Well, that changed things didn’t it?
The stories that he had told me about meeting up with Monique for a drink, or joining her and her group of friends, instantly morphed into well-crafted lies in my head. For a moment, I scrolled through my memory, stopping at various evenings where his tales now told a different story.
“Okay, that is definitely different from my understanding. Are you comfortable if we talk on the phone? I am not mad at you, please know that. I would like to understand this and I feel like it’s so much easier by voice.”
And with those words, we transcended our keyboards, to a connection of two souls whose paths were meant to cross. We spoke for hours that Monday evening. We cried, we gasped, we shared, we comforted each other. Not a single twinge of anger toward one another emerged. Blame had no place here. We only felt compassion and understanding. We “knew” each other. We felt each other. Her words were my words. We had so much in common. We laughed that he had impeccable taste.
As our dialogue unfolded, we quickly realized that we were catching him that evening in yet another lie. He had cut our phone conversation short earlier, stating that we were going to be late for a course. One that he attended religiously, five to six times a week.
I explained to Monique that he would soon be home from his class, so I would call him when he was done.
Her response filled the air, “I was there tonight; he wasn’t. He hardly comes to class anymore.”
That’s where I fell apart. I thanked her for her honesty and bravery. For reaching out when I know it must have been so scary to do so. I ended the call with, “One day, we will share a glass, or a bottle of wine and laugh about this.”
That night, I was humbled.
There was a sobering realization that I had been so deeply deceived for some time now. My unquestioning trust that he was always where he claimed to be, retreated into unrecognizable humiliation and disgust. We always shared our days, our whereabouts, with excitement—not because we were keeping tabs on each other but because we still shared a life, despite our distance. I always “knew” where he was because he told me, not because I asked.
While I still didn’t know the truth of how his evening had been spent, it was clear that it was something I was not intended to know about. And I honestly didn’t care. Along with all the other “class nights” that he lied to both of us…she was at class, I was here, he was “somewhere else.”
The pages of backpedaled storytelling and fabrications that would follow could populate encyclopedia volumes. It was head-spinningly nauseating, narcissistic, and none of it mattered.
I was done. Monique was done.
I slipped away that holiday season to a yoga retreat, to be in my own silence and stillness. A mental health reset of sorts.
As I planned my return, in time for New Year’s Eve festivities, which happens to be my birthday, I messaged Monique from my retreat. I asked her if she would take a wild leap of faith and join me for new year’s eve. What I was really asking was for her to drive five hours to my place, in the winter. Her dog could hang with my dog as I had a house sitter arranged. Then, we would drive another couple of hours to where my favourite band was playing live. I had an Airbnb booked, tickets in hand. I was super stoked.
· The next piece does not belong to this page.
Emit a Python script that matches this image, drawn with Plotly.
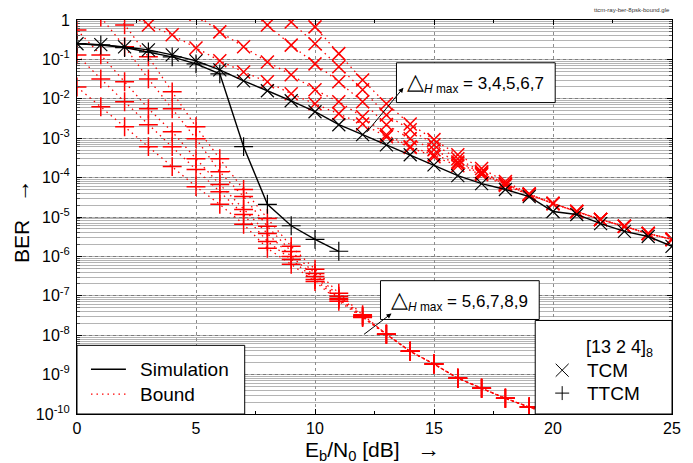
import plotly.graph_objects as go

# ---------------------------------------------------------------- data
# Eb/N0 grid in dB
snr_all = list(range(0, 26))

# simulated BER (black, solid)
tcm_sim = [0.25, 0.237, 0.207, 0.174, 0.13, 0.092, 0.054, 0.0286, 0.016, 0.0089,
           0.0047, 0.0022, 0.00123, 0.00068, 0.00038, 0.00021, 0.000112, 7.0e-5,
           5.0e-5, 3.3e-5, 1.38e-5, 1.16e-5, 6.8e-6, 4.3e-6, 3.2e-6, 1.8e-6]
ttcm_sim_snr = list(range(0, 12))
ttcm_sim = [0.25, 0.233, 0.2, 0.155, 0.116, 0.077, 0.043, 6.1e-4, 2.1e-5, 6.0e-6,
            2.7e-6, 1.35e-6]

# union bounds for TCM, Delta_H max = 3..7 (red, dotted, x markers)
tcm_b3_snr = list(range(2, 26))
tcm_b3 = [1.6, 0.75, 0.42, 0.195, 0.092, 0.048, 0.027, 0.0134, 0.0075, 0.0042,
          0.0023, 0.00109, 0.00058, 0.00034, 0.0002, 1.19e-4, 6.3e-5, 3.7e-5,
          2.2e-5, 1.38e-5, 8.6e-6, 5.8e-6, 3.8e-6, 2.7e-6]
tcm_b4_snr = list(range(5, 26))
tcm_b4 = [1.4, 0.5, 0.21, 0.086, 0.041, 0.0169, 0.0084, 0.0035, 0.00123, 0.00061,
          0.00038, 0.00023, 1.26e-4, 6.7e-5, 3.7e-5, 2.2e-5, 1.38e-5, 8.6e-6,
          5.8e-6, 3.8e-6, 2.7e-6]
tcm_b5_snr = list(range(7, 26))
tcm_b5 = [2.1, 0.75, 0.23, 0.077, 0.027, 0.0084, 0.0022, 0.00097, 0.00051, 0.00025,
          1.34e-4, 6.7e-5, 3.7e-5, 2.2e-5, 1.38e-5, 8.6e-6, 5.8e-6, 3.8e-6, 2.7e-6]
tcm_b6_snr = list(range(8, 26))
tcm_b6 = [2.9, 0.89, 0.25, 0.065, 0.0169, 0.0039, 0.00164, 0.00068, 0.0003, 1.4e-4,
          7.0e-5, 3.8e-5, 2.2e-5, 1.38e-5, 8.6e-6, 5.8e-6, 3.8e-6, 2.7e-6]
tcm_b7_snr = list(range(9, 26))
tcm_b7 = [2.9, 0.67, 0.14, 0.03, 0.0075, 0.0023, 0.00092, 0.00038, 1.7e-4, 7.9e-5,
          3.9e-5, 2.2e-5, 1.38e-5, 8.6e-6, 5.8e-6, 3.8e-6, 2.7e-6]

# union bounds for TTCM, Delta_H max = 5..9 (red, dotted, + markers)
ttcm_b5_snr = list(range(0, 21))
ttcm_b5 = [0.02, 0.0063, 0.00195, 0.00061, 0.00019, 5.9e-5, 2.1e-5, 6.5e-6, 1.6e-6,
           6.3e-7, 2.3e-7, 7.3e-8, 2.8e-8, 1.06e-8, 3.9e-9, 1.85e-9, 8.1e-10,
           4.5e-10, 2.5e-10, 1.5e-10, 9.4e-11]
ttcm_b6_snr = list(range(0, 21))
ttcm_b6 = [0.13, 0.032, 0.0084, 0.0022, 0.00061, 0.00016, 4.4e-5, 1.16e-5, 2.4e-6,
           8.4e-7, 2.6e-7, 8.1e-8, 2.9e-8, 1.06e-8, 3.9e-9, 1.85e-9, 8.1e-10,
           4.5e-10, 2.5e-10, 1.5e-10, 9.4e-11]
ttcm_b7_snr = list(range(0, 21))
ttcm_b7 = [0.56, 0.13, 0.027, 0.0056, 0.00146, 0.0003, 6.7e-5, 1.55e-5, 3.8e-6,
           1.0e-6, 3.1e-7, 8.6e-8, 3.0e-8, 1.06e-8, 3.9e-9, 1.85e-9, 8.1e-10,
           4.5e-10, 2.5e-10, 1.5e-10, 9.4e-11]
ttcm_b8_snr = list(range(1, 21))
ttcm_b8 = [1.19, 0.21, 0.032, 0.0056, 0.00097, 0.00014, 3.3e-5, 5.8e-6, 1.34e-6,
           3.7e-7, 9.7e-8, 3.1e-8, 1.06e-8, 3.9e-9, 1.85e-9, 8.1e-10, 4.5e-10,
           2.5e-10, 1.5e-10, 9.4e-11]
ttcm_b9_snr = list(range(1, 21))
ttcm_b9 = [5.1, 0.75, 0.116, 0.015, 0.00195, 0.0003, 5.0e-5, 9.2e-6, 1.8e-6, 4.7e-7,
           1.16e-7, 3.3e-8, 1.06e-8, 3.9e-9, 1.85e-9, 8.1e-10, 4.5e-10, 2.5e-10,
           1.5e-10, 9.4e-11]

# axis ticks
x_ticks = [0, 5, 10, 15, 20, 25]
y_exponents = list(range(-10, 1))
y_ticks = [10.0 ** e for e in y_exponents]
y_ticktext = ["1" if e == 0 else "10<sup>%d</sup>" % e for e in y_exponents]

# ---------------------------------------------------------------- figure
W, H = 693, 463
ML, MR, MT, MB = 77, 20, 18, 49
PW, PH = W - ML - MR, H - MT - MB
FONT = "Liberation Sans, Arial, Helvetica, sans-serif"
RED = "#ff0000"


def px(x):
    return (x - ML) / PW


def py(y):
    return (H - MB - y) / PH


fig = go.Figure()

red_line = dict(color=RED, width=1.3, dash="1.5px,4px")
bounds_tcm = [(tcm_b3_snr, tcm_b3), (tcm_b4_snr, tcm_b4), (tcm_b5_snr, tcm_b5),
              (tcm_b6_snr, tcm_b6), (tcm_b7_snr, tcm_b7)]
bounds_ttcm = [(ttcm_b5_snr, ttcm_b5), (ttcm_b6_snr, ttcm_b6), (ttcm_b7_snr, ttcm_b7),
               (ttcm_b8_snr, ttcm_b8), (ttcm_b9_snr, ttcm_b9)]

for snr, ber in bounds_ttcm:
    fig.add_trace(go.Scatter(
        x=snr, y=ber, mode="lines+markers", line=red_line,
        marker=dict(symbol="cross-thin", size=13.5, color=RED,
                    line=dict(color=RED, width=1.5))))
for snr, ber in bounds_tcm:
    fig.add_trace(go.Scatter(
        x=snr, y=ber, mode="lines+markers", line=red_line,
        marker=dict(symbol="x-thin", size=13, color=RED,
                    line=dict(color=RED, width=1.5))))

fig.add_trace(go.Scatter(
    x=snr_all, y=tcm_sim, mode="lines+markers",
    line=dict(color="black", width=1.4),
    marker=dict(symbol="x-thin", size=13, color="black",
                line=dict(color="black", width=1.2))))
fig.add_trace(go.Scatter(
    x=ttcm_sim_snr, y=ttcm_sim, mode="lines+markers",
    line=dict(color="black", width=1.4),
    marker=dict(symbol="cross-thin", size=13.5, color="black",
                line=dict(color="black", width=1.2))))

fig.update_layout(
    width=W, height=H,
    margin=dict(l=ML, r=MR, t=MT, b=MB),
    paper_bgcolor="white", plot_bgcolor="white",
    showlegend=False,
    font=dict(family=FONT, color="black"),
)

fig.update_xaxes(
    range=[0, 25], tickmode="array", tickvals=x_ticks,
    ticktext=[str(v) for v in x_ticks],
    tickfont=dict(size=16, family=FONT, color="black"),
    showline=True, linecolor="black", linewidth=1, mirror="ticks",
    ticks="inside", ticklen=5, tickcolor="black", tickwidth=1,
    ticklabelstandoff=0,
    showgrid=True, gridcolor="#8c8c8c", griddash="dot", gridwidth=1,
    zeroline=False,
    minor=dict(dtick=2.5, tick0=0, ticks="inside", ticklen=3,
               tickcolor="black", showgrid=False),
)
fig.update_yaxes(
    type="log", range=[-10, 0], tickmode="array", tickvals=y_ticks,
    ticktext=y_ticktext,
    tickfont=dict(size=16, family=FONT, color="black"),
    showline=True, linecolor="black", linewidth=1, mirror="ticks",
    ticks="inside", ticklen=5, tickcolor="black", tickwidth=1,
    ticklabelstandoff=3,
    showgrid=True, gridcolor="#7c7c7c", griddash="dot", gridwidth=1,
    zeroline=False,
    minor=dict(dtick="D1", ticks="inside", ticklen=3, tickcolor="#555",
               showgrid=True, gridcolor="#b4b4b4", gridwidth=1.4,
               griddash="solid"),
)

shapes = []
annotations = []
ARROW = "<span style='font-size:23px'>\u2192</span>"

# axis titles
annotations.append(dict(
    x=px(21), y=py(220), xref="paper", yref="paper", showarrow=False,
    text="BER\u00a0\u00a0\u00a0" + ARROW, textangle=-90,
    font=dict(size=21, family=FONT, color="black"),
    xanchor="center", yanchor="middle"))
annotations.append(dict(
    x=px(373), y=py(450), xref="paper", yref="paper", showarrow=False,
    text="E<sub>b</sub>/N<sub>0</sub> [dB]\u00a0\u00a0\u00a0" + ARROW,
    font=dict(size=21, family=FONT, color="black"),
    xanchor="center", yanchor="middle"))

# file tag
annotations.append(dict(
    x=px(673), y=py(8), xref="paper", yref="paper", showarrow=False,
    text="ttcm-ray-ber-8psk-bound.gle", font=dict(size=6, family=FONT, color="#333"),
    xanchor="right", yanchor="middle"))


def box(x0, y0, x1, y1):
    shapes.append(dict(type="rect", xref="paper", yref="paper",
                       x0=px(x0), x1=px(x1), y0=py(y1), y1=py(y0),
                       fillcolor="white", line=dict(color="black", width=1),
                       layer="above"))


def seg(x0, y0, x1, y1, color="black", width=1, dash="solid"):
    shapes.append(dict(type="line", xref="paper", yref="paper",
                       x0=px(x0), x1=px(x1), y0=py(y0), y1=py(y1),
                       line=dict(color=color, width=width, dash=dash),
                       layer="above"))


def label(x, y, text, size, anchor="left"):
    annotations.append(dict(
        x=px(x), y=py(y), xref="paper", yref="paper", showarrow=False,
        text=text, font=dict(size=size, family=FONT, color="black"),
        xanchor=anchor, yanchor="middle"))


def arrow(hx, hy, tx, ty):
    annotations.append(dict(
        x=px(hx), y=py(hy), xref="paper", yref="paper", text="",
        showarrow=True, ax=tx - hx, ay=ty - hy, arrowhead=2, arrowsize=1,
        arrowwidth=1, arrowcolor="black", standoff=0, startstandoff=0))


delta = "<span style='font-size:22px'>\u25b3</span><sub><i>H</i> max</sub>"

# Delta_H max call-outs
box(397, 61, 556, 101)
label(476.5, 81, delta + " = 3,4,5,6,7", 17, "center")
arrow(404, 86, 366, 132)

box(381, 280, 540, 319)
label(460.5, 299.5, delta + " = 5,6,7,8,9", 17, "center")
arrow(392, 313, 363, 335)

# line-style key
box(77, 345, 245, 414)
seg(91, 369, 126, 369, "black", 1.3)
label(138, 369, "Simulation", 19)
seg(91, 394, 126, 394, RED, 1.3, "1.5px,4px")
label(138, 394, "Bound", 19)

# code / scheme key
box(536, 320, 673, 414)
label(585, 348, "[13 2 4]<sub>8</sub>", 18)
seg(556.5, 363.5, 569.5, 376.5)
seg(556.5, 376.5, 569.5, 363.5)
label(586, 370, "TCM", 19)
seg(556, 393, 570, 393)
seg(563, 386, 563, 400)
label(586, 393, "TTCM", 19)

fig.update_layout(shapes=shapes, annotations=annotations)

fig.write_html("out.html")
I knew it was a big ask. Her friends cautioned her, “What if this woman is crazy and this is a setup?” We laughed as she relayed the well-intentioned sentiments.
I simply replied, “Our souls have met, we just haven’t met in person yet.” And with that, she said yes.
We rang in the New Year together. It was poetic. We danced, we sang, we laughed, and smiled until our faces hurt.
Two souls brought together to lift each other’s head up, to spread each other’s wings, to help each other fly.
We have soared ever since.
And since the New Year, we have shared many more glasses of wine, skiing, and camping trips. More importantly, we share a knowing that is uniquely ours. An unspoken vow to protect each other, to want nothing more than to see each other happy.
She reached out to me as the “Other Woman,” but she transcended immediately into my friend, my sister.
Without him, our story could never have emerged. And for that, I am forever grateful to him.